What you'll build is a small document store, the same domain as the worked example focument_fsharp: you create and edit versioned documents, a read model tracks them, and — by the end — a quota saga gates new documents across a second aggregate.

What you need

dotnet new console -lang F# -n DocStore
cd DocStore
dotnet add package FCQRS --prerelease   # the F# facade ships in the 6.0 previews

Run it at any point with dotnet run. The first run creates a SQLite file next to the binary (the journal — your event log); delete *.db* if you ever want a clean slate.

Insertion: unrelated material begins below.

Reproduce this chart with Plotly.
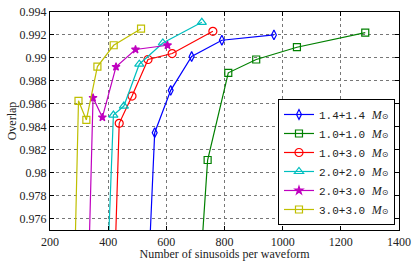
import plotly.graph_objects as go

# Data (first point of each series lies below the visible y-range)
names = ["1.4+1.4", "1.0+1.0", "1.0+3.0", "2.0+2.0", "2.0+3.0", "3.0+3.0"]
x_14_14 = [519, 560, 615, 687, 791, 970]
y_14_14 = [0.960, 0.98348, 0.98717, 0.99012, 0.99154, 0.99200]
x_10_10 = [686, 742, 813, 909, 1049, 1284]
y_10_10 = [0.960, 0.98110, 0.98870, 0.98986, 0.99093, 0.99221]
x_10_30 = [408, 438, 482, 537, 620, 760]
y_10_30 = [0.960, 0.98430, 0.98667, 0.98986, 0.99038, 0.99232]
x_20_20 = [380, 418, 454, 507, 588, 722]
y_20_20 = [0.960, 0.98502, 0.98580, 0.98945, 0.99130, 0.99310]
x_20_30 = [321, 348, 380, 427, 494, 604]
y_20_30 = [0.960, 0.98652, 0.98482, 0.98922, 0.99073, 0.99110]
x_30_30 = [274, 298, 325, 363, 419, 513]
y_30_30 = [0.960, 0.98626, 0.98459, 0.98924, 0.99110, 0.99255]

xs = [x_14_14, x_10_10, x_10_30, x_20_20, x_20_30, x_30_30]
ys = [y_14_14, y_10_10, y_10_30, y_20_20, y_20_30, y_30_30]
colors = ["#0000ff", "#008000", "#ff0000", "#00bfbf", "#bf00bf", "#bfbf00"]
symbols = ["diamond-tall-open", "square-open", "circle-open", "triangle-up-open", "star", "square-open"]
sizes = [7, 7, 8, 8, 6, 7]

x_ticks = [200, 400, 600, 800, 1000, 1200, 1400]
y_ticks = [0.976, 0.978, 0.98, 0.982, 0.984, 0.986, 0.988, 0.99, 0.992, 0.994]
y_tick_labels = ["0.976", "0.978", "0.98", "0.982", "0.984", "0.986", "0.988", "0.99", "0.992", "0.994"]

fig = go.Figure()
for n, x, y, c, s, sz in zip(names, xs, ys, colors, symbols, sizes):
    fig.add_trace(go.Scatter(
        x=x, y=y, mode="lines+markers",
        name=n + " <span style='font-family:Liberation Serif;font-style:italic;font-size:12px'>M</span>"
                 "<span style='font-family:DejaVu Sans;font-size:8px'>⊙</span>",
        line=dict(color=c, width=1.2),
        marker=dict(symbol=s, size=sz, color=c, line=dict(color=c, width=1.2)),
    ))

axis_common = dict(
    showline=True, linecolor="black", linewidth=1.2, mirror="ticks",
    ticks="inside", ticklen=4, tickcolor="black",
    showgrid=True, gridcolor="#777777", griddash="dot", gridwidth=1,
    zeroline=False, automargin=False,
    tickfont=dict(family="Liberation Serif", size=12, color="#222"),
)

fig.update_layout(
    width=415, height=261,
    margin=dict(l=50, r=16, t=12, b=31),
    paper_bgcolor="white", plot_bgcolor="white",
    font=dict(family="Liberation Serif", size=12, color="#222"),
    xaxis=dict(range=[200, 1400], tickvals=x_ticks,
               title=dict(text="Number of sinusoids per waveform", standoff=0,
                          font=dict(family="Liberation Serif", size=12)),
               **axis_common),
    yaxis=dict(range=[0.975, 0.994], tickvals=y_ticks, ticktext=y_tick_labels,
               title=dict(text="Overlap", standoff=0,
                          font=dict(family="Liberation Serif", size=12)),
               **axis_common),
    legend=dict(x=0.9885, xanchor="right", y=0.023, yanchor="bottom",
                bgcolor="white", bordercolor="black", borderwidth=1,
                font=dict(family="Liberation Mono", size=11, color="#222"),
                tracegroupgap=0, itemwidth=30),
    showlegend=True,
)

fig.write_html("out.html", config={"displayModeBar": False},
               post_script="document.body.style.margin='0';document.body.style.overflow='hidden';")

Each chapter's code uses the idiomatic-F# facade FCQRS.FSharp, and chapters 1–2 are compiled against the pinned package as part of building this site, so what you read here is what the compiler accepts.

The three chapters

  1. *The aggregate* — the write side. What a command and an event really are, why they're different sets, and the two pure functions (decide, fold) that are the whole of your domain logic. No actors yet — just types you can unit-test.
  2. *Wiring and running it* — turn those functions into a running, persistent actor with no HOCON, add a read model, send a command, and watch the version climb across restarts — your first real taste of event sourcing.
  3. *Adding a saga* — a rule that spans two entities (a per-user quota) that an aggregate structurally cannot enforce alone, and the process manager that can.

Each chapter links into Concepts when you want the long-form reasoning behind a piece.